Cette soudaine clarté est sans doute née de ma participation à l'équipe de rédactrices qui a créé le programme d'études des femmes qu'a récemment lancé le CCPEF (lire à ce propos l'article de Kate Nonesuch dans ce numéro). Le défi: quinze femmes venant d'un milieu social, culturel, racial et éducatif' radicalement différent, et qu'une convocation nationale avait réuni dans le cadre de ce projet, devaient trouver pour ce programme d'études une vision commune. Beaucoup plus difficile à réaliser qu'on aurait pu le croire de prime abord. Le CCPEF n'avait pas rédigé un document des perspectives avant de choisir les participantes. Au contraire, il avait estimé que le fait de circonscrire cette vision constituerait pour ces femmes un moyen de se lier, car, à quelques exceptions près, elles ne s'étaient jamais rencontrées avant la première retraite qui eut lieu une fin de semaine.

Il fallut un an pour donner forme à la vision, dont le pouvoir repose sur ses liens avec la vie des femmes de l'équipe, qu'elles soient noires, blanches, Asiatiques, citadines, campagnardes, hétérosexuelles, lesbiennes, mariées, avec ou sans enfant, employées, au chômage, célibataires, divorcées, en bonne santé, malades; les liens et les différences entre nous étaient immenses. Mais nous étions unies par une chose: nous reconnaissions que nous étions toutes extraordinaires d'une façon ou d'une autre.

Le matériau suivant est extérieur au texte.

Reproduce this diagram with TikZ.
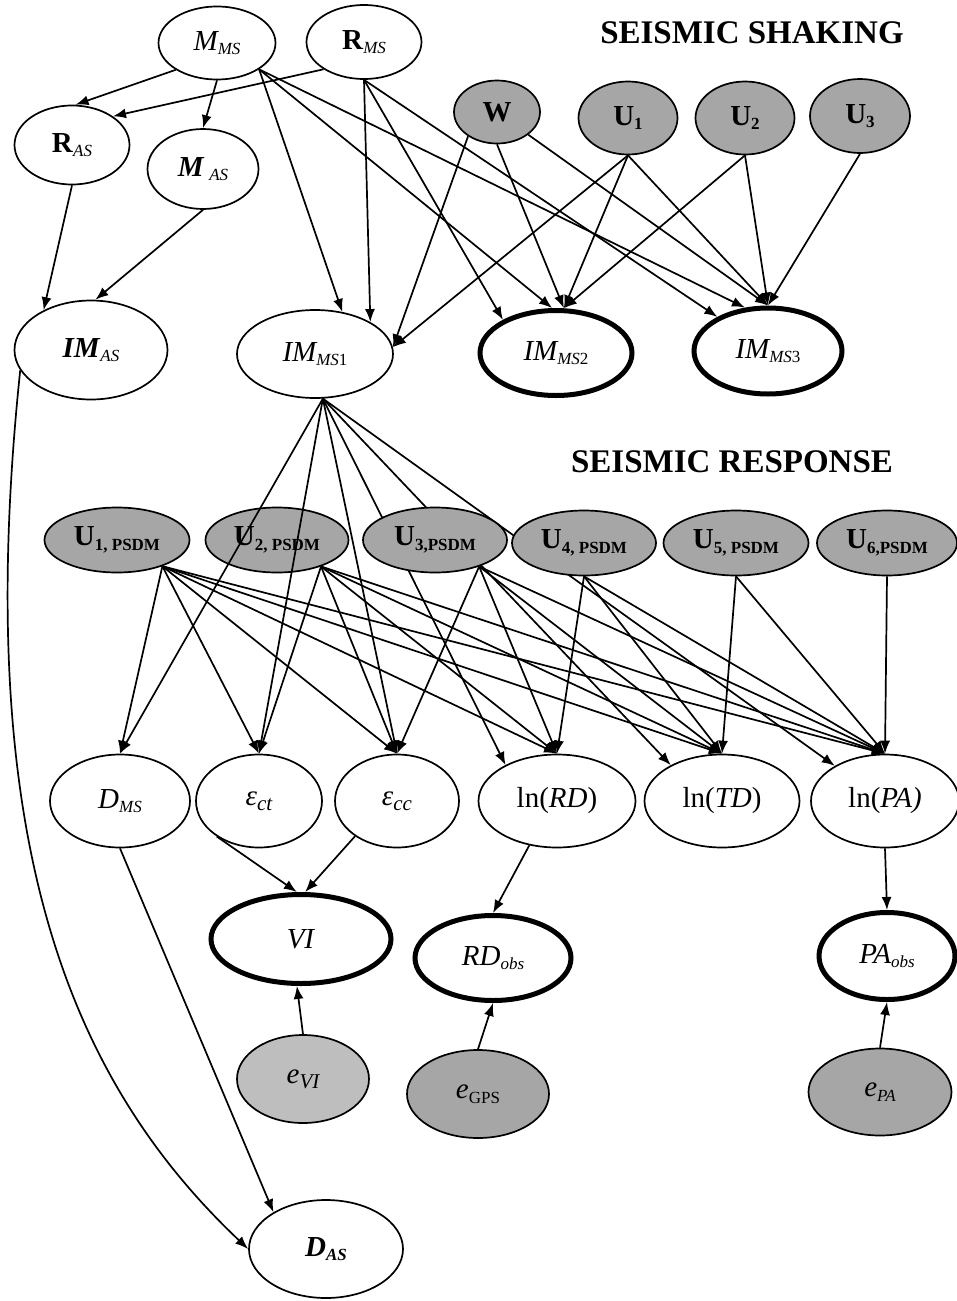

La vision finalement adoptée n'était pas intellectuelle; elle essayait de refléter la vie des femmes. Et en réfléchissant aux déclarations que nous avons faites - rendre hommage à la diversité, remettre en question les questions relatives au pouvoir, dire la vérité, qu'elle soit dissimulée ou difficile à admettre, laisser de la place aux émotions et au vécu et respecter les paroles des apprenantes - j'ai compris la question de Mme Bateson: «Et qu'arriverait-il si nous reconnaissions la capacité à la distraction, la volonté partagée, en tant que sagesse supérieure? ... Au lieu de nous concentrer sur un idéal transcendent, pourquoi ne pas porter une attention soutenue à la diversité et à l'interdépendance, qui pourraient permettre une clarté autre, c'est-à-dire une vision qui tienne compte de la complexité de l'écologie, de la multiplicité plutôt que de la singularité? Il se peut que nous puissions discerner chez les femmes respectant de multiples engagements un nouveau niveau de productivité et de nouvelles possibilités d'apprentissage» (p. 166).

Lorsque quelqu'un me demande maintenant «Pourquoi préparer un programme d'études féministe?», je réponds: « Pour rendre hommage aux multiples engagements des femmes et les aider (aussi bien que les hommes) à voir qu'on trouve davantage d'espoir à composer sa propre vie qu'à répéter les vieux modèles».